Dissly has been doing plenty of work on his own. Immediately after weekday practices late in the regular season, the 6-foot-4, 265-pound tight end could be seen standing upright, catching passes by himself from a jugs machine.

When he was taken with a fourth-round pick out of UW in April, Dissly was labeled a “blocking tight end.”

He can block, but the Montana native and Montlake product is out to prove he’s more than a one-trick pony.

“Will was terrific starting his season off,” Seahawks head coach Pete Carroll said Monday. “We missed the heck out of him, but he’s coming back. We’re thrilled to get him back.”

Dickson — who signed a three-year, $14 million deal last offseason — is thrilled to be back as well.

For the record, the public’s preseason expectation never actually matched his own.

“(This season) never surpassed my expectations. My expectations are always high,” Dickson said. “If I’m being honest about it I’m a little bit disappointed because it’s not the Super Bowl. That’s disappointing for me.”

It’s true, the Seahawks fell far short of the Super Bowl in 2018, but Dickson and Dissly will be back, and so will the Seahawks’ young core.

So what’s the new internal expectation going forward?
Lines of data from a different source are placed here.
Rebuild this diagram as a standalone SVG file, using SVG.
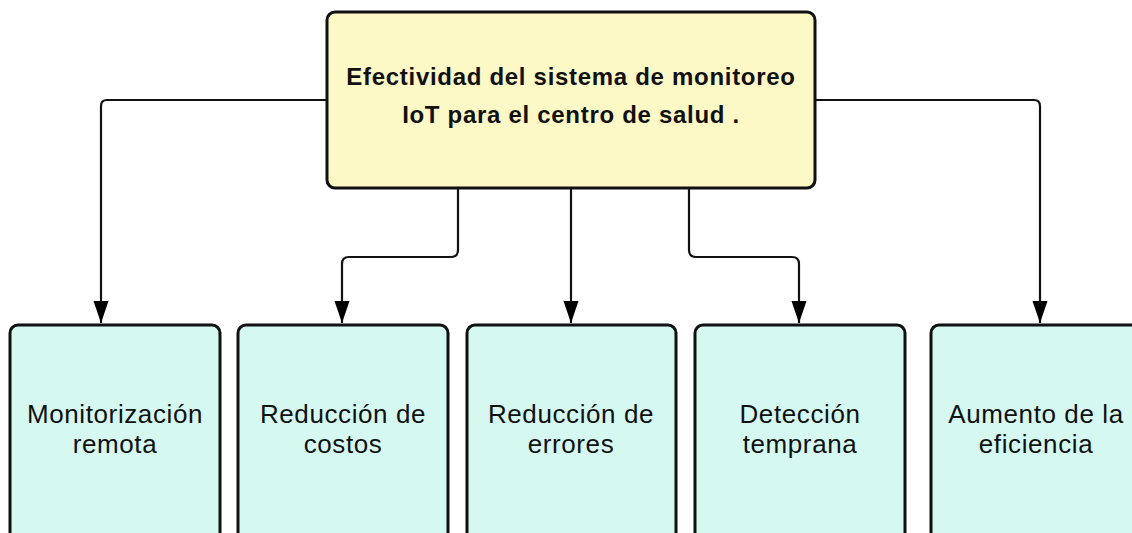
<svg xmlns="http://www.w3.org/2000/svg" width="1132" height="533" viewBox="0 0 1132 533">
  <style>
    .top { fill: #fcf9c7; stroke: #111; stroke-width: 3; }
    .leaf { fill: #d5f8f1; stroke: #111; stroke-width: 3; }
    .title { font-family: "Liberation Sans", Arial, sans-serif; font-weight: bold; font-size: 24px; letter-spacing: 0.7px; fill: #111; text-anchor: middle; }
    .lbl { font-family: "Liberation Sans", Arial, sans-serif; font-size: 26px; letter-spacing: 0.6px; fill: #111; text-anchor: middle; }
    .conn { fill: none; stroke: #111; stroke-width: 2.2; stroke-linejoin: round; }
  </style>
  <defs>
    <marker id="arr" markerUnits="userSpaceOnUse" markerWidth="23" markerHeight="16" refX="22" refY="7.5" orient="auto">
      <path d="M0,0 L22,7.5 L0,15 Z" fill="#000"/>
    </marker>
  </defs>
  <rect width="1132" height="533" fill="#ffffff"/>

  <g id="connectors">
    <path class="conn" d="M327,100 H107 Q101,100 101,106 V323" marker-end="url(#arr)"/>
    <path class="conn" d="M458,188 V250 Q458,257 451,257 H349 Q342,257 342,264 V323" marker-end="url(#arr)"/>
    <path class="conn" d="M571,188 V323" marker-end="url(#arr)"/>
    <path class="conn" d="M689,188 V250 Q689,257 696,257 H792 Q799,257 799,264 V323" marker-end="url(#arr)"/>
    <path class="conn" d="M815,100 H1034 Q1040,100 1040,106 V323" marker-end="url(#arr)"/>
  </g>

  <g id="root">
    <rect class="top" x="327" y="12" width="488" height="176" rx="8"/>
    <text class="title" x="571" y="85">Efectividad del sistema de monitoreo</text>
    <text class="title" x="571" y="123">IoT para el centro de salud .</text>
  </g>

  <g id="n1">
    <rect class="leaf" x="10" y="325" width="210" height="230" rx="8"/>
    <text class="lbl" x="115" y="423">Monitorización</text>
    <text class="lbl" x="115" y="453">remota</text>
  </g>
  <g id="n2">
    <rect class="leaf" x="238" y="325" width="210" height="230" rx="8"/>
    <text class="lbl" x="343" y="423">Reducción de</text>
    <text class="lbl" x="343" y="453">costos</text>
  </g>
  <g id="n3">
    <rect class="leaf" x="467" y="325" width="209" height="230" rx="8"/>
    <text class="lbl" x="571" y="423">Reducción de</text>
    <text class="lbl" x="571" y="453">errores</text>
  </g>
  <g id="n4">
    <rect class="leaf" x="695" y="325" width="210" height="230" rx="8"/>
    <text class="lbl" x="800" y="423">Detección</text>
    <text class="lbl" x="800" y="453">temprana</text>
  </g>
  <g id="n5">
    <rect class="leaf" x="931" y="325" width="210" height="230" rx="8"/>
    <text class="lbl" x="1036" y="423">Aumento de la</text>
    <text class="lbl" x="1036" y="453">eficiencia</text>
  </g>
</svg>
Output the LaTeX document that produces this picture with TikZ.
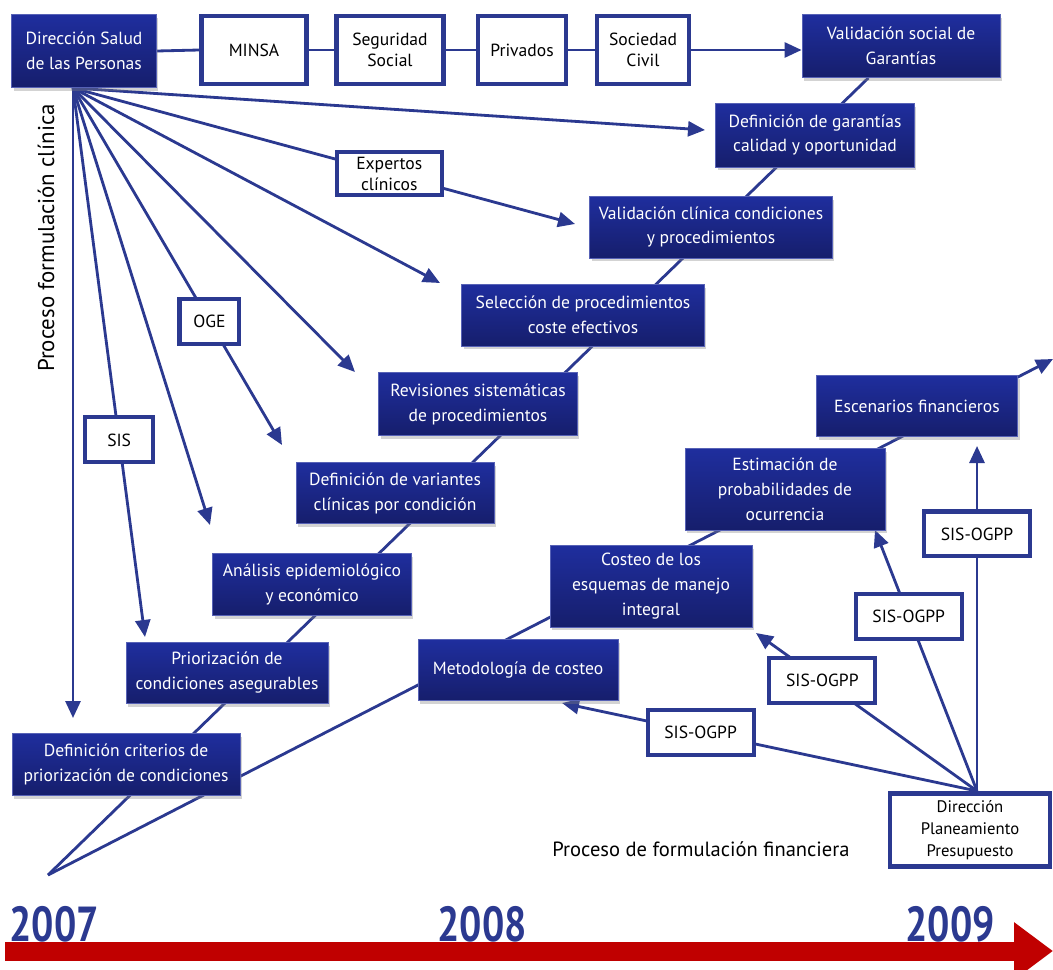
\documentclass[tikz,border=0pt]{standalone}
\usepackage{fontspec}
\setmainfont{PT Sans}
\usetikzlibrary{arrows.meta,shadows,backgrounds}
\definecolor{dblue}{RGB}{43,57,144}
\definecolor{btop}{RGB}{31,46,158}
\definecolor{bbot}{RGB}{22,30,108}
\definecolor{tred}{RGB}{192,0,0}
\begin{document}
\begin{tikzpicture}[x=0.02cm,y=-0.02cm,
bluebox/.style={rectangle, draw=btop!75!white, line width=0.5pt, top color=btop, bottom color=bbot, text=white, align=center, inner sep=0pt, font=\fontsize{10}{14.2}\selectfont, drop shadow={shadow xshift=0.04cm, shadow yshift=-0.07cm, opacity=0.35}},
whitebox/.style={rectangle, draw=dblue, line width=2.3pt, fill=white, align=center, inner sep=0pt, font=\fontsize{10}{12}\selectfont},
conn/.style={draw=dblue, line width=1.6pt},
arr/.style={conn, -{Triangle[length=0.34cm, width=0.3cm]}},
year/.style={text=dblue, inner sep=0pt, font=\fontsize{28}{28}\selectfont\bfseries}
]
\useasboundingbox (0,0) rectangle (1053,969);

\node[bluebox, minimum width=2.9cm, minimum height=1.46cm] (DSP) at (84,51) {Dirección Salud\\de las Personas};
\node[whitebox, minimum width=2.1cm, minimum height=1.36cm] (MINSA) at (254,50) {MINSA};
\node[whitebox, minimum width=2.14cm, minimum height=1.36cm] (SegSoc) at (390,50) {Seguridad\\Social};
\node[whitebox, minimum width=1.76cm, minimum height=1.36cm] (Priv) at (522,50) {Privados};
\node[whitebox, minimum width=1.84cm, minimum height=1.36cm] (SocCiv) at (643,50) {Sociedad\\Civil};
\node[bluebox, minimum width=3.96cm, minimum height=1.26cm] (ValSoc) at (901,46) {Validación social de\\Garantías};

\node[bluebox, minimum width=3.98cm, minimum height=1.28cm] (DefGar) at (815,135) {Definición de garantías\\calidad y oportunidad};
\node[bluebox, minimum width=4.86cm, minimum height=1.24cm] (ValCli) at (711,227) {Validación clínica condiciones\\y procedimientos};
\node[bluebox, minimum width=4.86cm, minimum height=1.24cm] (SelProc) at (583,315) {Selección de procedimientos\\coste efectivos};
\node[bluebox, minimum width=3.98cm, minimum height=1.26cm] (RevSis) at (478,404) {Revisiones sistemáticas\\de procedimientos};
\node[bluebox, minimum width=3.96cm, minimum height=1.22cm] (DefVar) at (395,493) {Definición de variantes\\clínicas por condición};
\node[bluebox, minimum width=3.98cm, minimum height=1.24cm] (AnaEpi) at (312,584) {Análisis epidemiológico\\y económico};
\node[bluebox, minimum width=4.04cm, minimum height=1.22cm] (PriCon) at (227,673) {Priorización de\\condiciones asegurables};
\node[bluebox, minimum width=4.56cm, minimum height=1.24cm] (DefCri) at (126,764) {Definición criterios de\\priorización de condiciones};

\node[bluebox, minimum width=4.0cm, minimum height=1.22cm] (MetCos) at (518,670) {Metodología de costeo};
\node[bluebox, minimum width=4.04cm, minimum height=1.64cm] (CosEsq) at (651,586) {Costeo de los\\esquemas de manejo\\integral};
\node[bluebox, minimum width=4.0cm, minimum height=1.64cm] (EstPro) at (785,489) {Estimación de\\probabilidades de\\ocurrencia};
\node[bluebox, minimum width=4.02cm, minimum height=1.22cm] (EscFin) at (917,406) {Escenarios financieros};
\node[whitebox, minimum width=3.2cm, minimum height=1.46cm, font=\fontsize{9.5}{12.5}\selectfont] (DPP) at (970,830) {Dirección\\Planeamiento\\Presupuesto};

\node[rotate=90, font=\fontsize{13}{14}\selectfont] (PFC) at (46,238) {Proceso formulación clínica};
\node[font=\fontsize{11.7}{13}\selectfont] (PFF) at (701,849) {Proceso de formulación financiera};

\coordinate (o) at (73,88);
\coordinate (V0) at (48,875);
\coordinate (E) at (1053,359);
\coordinate (p) at (977,791);
\coordinate (tDefCri) at (73,718);
\coordinate (tPriCon) at (145,637);
\coordinate (tAnaEpi) at (210,525);
\coordinate (tDefVar) at (282,445);
\coordinate (tRevSis) at (355,372);
\coordinate (tSelProc) at (440,283);
\coordinate (tValCli) at (575,224);
\coordinate (tDefGar) at (705,130);
\coordinate (tMetCos) at (562,703);
\coordinate (tCosEsq) at (756,633);
\coordinate (tEstPro) at (875,530);
\coordinate (tEscFin) at (977,446);

\begin{pgfonlayer}{background}
\draw[conn] (V0) -- (ValSoc);
\draw[arr] (V0) -- (E);

\draw[conn] (DSP.east) -- (MINSA.west);
\draw[conn] (MINSA.east) -- (SegSoc.west);
\draw[conn] (SegSoc.east) -- (Priv.west);
\draw[conn] (Priv.east) -- (SocCiv.west);
\draw[arr] (SocCiv.east) -- (SocCiv.east -| ValSoc.west);

\draw[arr] (o) -- (tDefCri);
\draw[arr] (o) -- node[whitebox, pos=0.641, minimum width=1.36cm, minimum height=0.9cm] (SIS) {SIS} (tPriCon);
\draw[arr] (o) -- (tAnaEpi);
\draw[arr] (o) -- node[whitebox, pos=0.653, minimum width=1.2cm, minimum height=0.9cm] (OGE) {OGE} (tDefVar);
\draw[arr] (o) -- (tRevSis);
\draw[arr] (o) -- (tSelProc);
\draw[arr] (o) -- node[whitebox, pos=0.63, minimum width=2.1cm, minimum height=0.86cm] (Exp) {Expertos\\clínicos} (tValCli);
\draw[arr] (o) -- (tDefGar);

\draw[arr] (p) -- node[whitebox, pos=0.666, minimum width=2.12cm, minimum height=0.9cm] (SO1) {SIS-OGPP} (tMetCos);
\draw[arr] (p) -- node[whitebox, pos=0.70, minimum width=2.12cm, minimum height=0.9cm] (SO2) {SIS-OGPP} (tCosEsq);
\draw[arr] (p) -- node[whitebox, pos=0.67, minimum width=2.12cm, minimum height=0.9cm] (SO3) {SIS-OGPP} (tEstPro);
\draw[arr] (p) -- node[whitebox, pos=0.745, minimum width=2.12cm, minimum height=0.9cm] (SO4) {SIS-OGPP} (tEscFin);
\end{pgfonlayer}

\coordinate (R0) at (5,951);
\coordinate (R1) at (1053,951);
\draw[tred, line width=0.38cm, -{Triangle[length=0.78cm, width=1.1cm]}] (R0) -- (R1);
\node[year] (Y7) at (54,924) {\scalebox{0.8}[1]{2007}};
\node[year] (Y8) at (482,924) {\scalebox{0.8}[1]{2008}};
\node[year] (Y9) at (950,924) {\scalebox{0.8}[1]{2009}};
\end{tikzpicture}
\end{document}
“It’s scary. It’s scary to think about how good we can get, but it starts right here,” Dickson said. “We have to take time and develop and become the team that we know we can be. There’s a lot of different pieces on this team, and we’re adding new pieces. Every season is not the same. I’ve been around long enough that I know that.

“I’m excited about the guys that are here. I’m excited about the guys that are going to be here. With that said, we’re going to take the offseason by the horns and take care of the veteran leadership and steer this group in the right direction.”